STATED GOAL: List, from the lines below, each one with "matplotlib" in it.

GIVEN DATA:
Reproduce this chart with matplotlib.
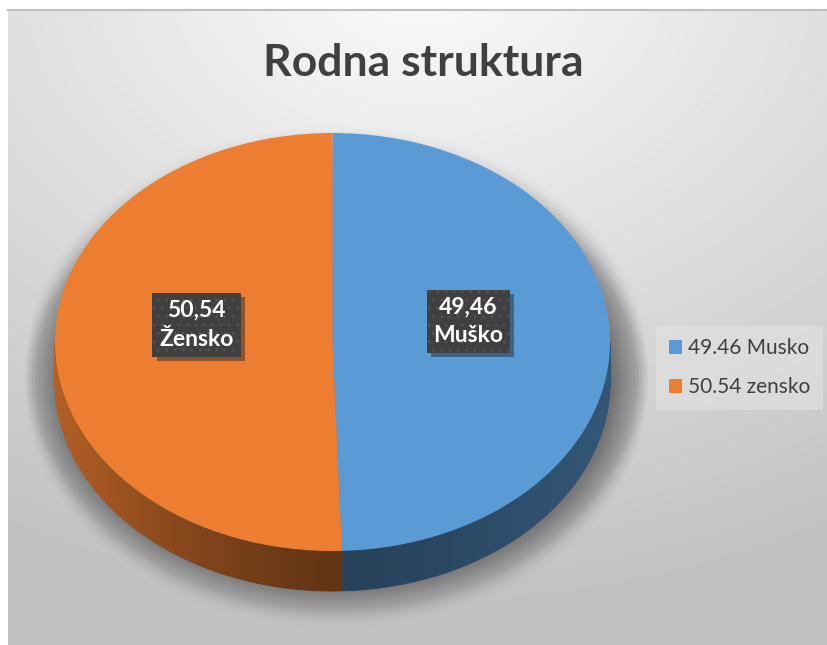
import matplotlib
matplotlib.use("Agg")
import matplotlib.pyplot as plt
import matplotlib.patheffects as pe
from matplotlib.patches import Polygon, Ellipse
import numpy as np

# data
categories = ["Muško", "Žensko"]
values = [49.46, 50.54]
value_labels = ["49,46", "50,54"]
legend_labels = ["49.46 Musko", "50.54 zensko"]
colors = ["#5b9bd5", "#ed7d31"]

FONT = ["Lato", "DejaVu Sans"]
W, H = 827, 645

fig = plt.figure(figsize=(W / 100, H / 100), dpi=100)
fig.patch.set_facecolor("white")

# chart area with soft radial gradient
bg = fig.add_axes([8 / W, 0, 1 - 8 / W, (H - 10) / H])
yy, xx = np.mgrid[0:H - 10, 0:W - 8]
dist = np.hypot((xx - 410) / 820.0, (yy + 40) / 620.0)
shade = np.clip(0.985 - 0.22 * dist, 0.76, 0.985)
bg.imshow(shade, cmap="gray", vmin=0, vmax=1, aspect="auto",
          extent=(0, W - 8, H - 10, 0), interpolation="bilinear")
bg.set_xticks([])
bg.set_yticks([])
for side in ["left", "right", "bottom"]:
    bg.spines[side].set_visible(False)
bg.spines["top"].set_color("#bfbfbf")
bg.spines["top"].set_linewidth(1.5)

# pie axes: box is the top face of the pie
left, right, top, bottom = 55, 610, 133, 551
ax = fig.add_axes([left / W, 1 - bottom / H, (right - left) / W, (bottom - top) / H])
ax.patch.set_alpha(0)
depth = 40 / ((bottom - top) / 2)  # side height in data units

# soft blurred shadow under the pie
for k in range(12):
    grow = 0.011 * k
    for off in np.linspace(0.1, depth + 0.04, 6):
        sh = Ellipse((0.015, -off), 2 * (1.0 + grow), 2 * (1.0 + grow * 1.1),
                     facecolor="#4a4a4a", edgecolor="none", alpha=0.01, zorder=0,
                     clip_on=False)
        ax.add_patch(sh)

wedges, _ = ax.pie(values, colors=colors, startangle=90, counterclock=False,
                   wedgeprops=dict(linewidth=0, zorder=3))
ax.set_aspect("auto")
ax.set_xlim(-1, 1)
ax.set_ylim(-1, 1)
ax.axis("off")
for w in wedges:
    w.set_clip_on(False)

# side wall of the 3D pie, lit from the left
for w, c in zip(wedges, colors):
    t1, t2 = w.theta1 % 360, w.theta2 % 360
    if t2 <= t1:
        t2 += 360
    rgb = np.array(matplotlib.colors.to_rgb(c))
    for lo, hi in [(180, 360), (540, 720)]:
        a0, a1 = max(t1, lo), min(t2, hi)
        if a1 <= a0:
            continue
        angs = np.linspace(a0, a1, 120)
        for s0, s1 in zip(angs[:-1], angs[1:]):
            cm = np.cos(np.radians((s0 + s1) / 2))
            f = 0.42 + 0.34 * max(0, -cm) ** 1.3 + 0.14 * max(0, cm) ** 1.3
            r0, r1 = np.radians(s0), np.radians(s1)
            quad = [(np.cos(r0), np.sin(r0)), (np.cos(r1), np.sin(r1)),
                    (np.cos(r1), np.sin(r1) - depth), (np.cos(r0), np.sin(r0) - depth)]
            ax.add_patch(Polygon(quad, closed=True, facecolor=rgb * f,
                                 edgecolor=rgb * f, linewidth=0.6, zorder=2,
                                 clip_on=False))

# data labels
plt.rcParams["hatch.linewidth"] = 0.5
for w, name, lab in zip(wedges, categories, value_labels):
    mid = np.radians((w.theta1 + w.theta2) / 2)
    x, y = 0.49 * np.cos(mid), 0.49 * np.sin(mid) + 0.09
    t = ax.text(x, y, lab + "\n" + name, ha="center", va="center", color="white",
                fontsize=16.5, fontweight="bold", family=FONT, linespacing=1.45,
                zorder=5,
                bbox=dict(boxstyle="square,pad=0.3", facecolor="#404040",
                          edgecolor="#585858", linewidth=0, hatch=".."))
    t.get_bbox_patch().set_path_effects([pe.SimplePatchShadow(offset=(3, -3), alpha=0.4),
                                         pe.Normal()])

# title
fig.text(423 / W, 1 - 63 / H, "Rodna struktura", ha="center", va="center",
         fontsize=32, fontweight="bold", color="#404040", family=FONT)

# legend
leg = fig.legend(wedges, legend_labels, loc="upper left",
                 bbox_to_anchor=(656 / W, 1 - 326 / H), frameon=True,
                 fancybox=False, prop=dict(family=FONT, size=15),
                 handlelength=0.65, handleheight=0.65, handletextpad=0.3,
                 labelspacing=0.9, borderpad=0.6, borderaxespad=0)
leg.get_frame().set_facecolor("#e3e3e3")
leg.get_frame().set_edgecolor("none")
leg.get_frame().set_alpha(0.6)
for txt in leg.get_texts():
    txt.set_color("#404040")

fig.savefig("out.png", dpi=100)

TASK ANSWER:
Reproduce this chart with matplotlib.
import matplotlib
matplotlib.use("Agg")
import matplotlib.pyplot as plt
import matplotlib.patheffects as pe
from matplotlib.patches import Polygon, Ellipse
    rgb = np.array(matplotlib.colors.to_rgb(c))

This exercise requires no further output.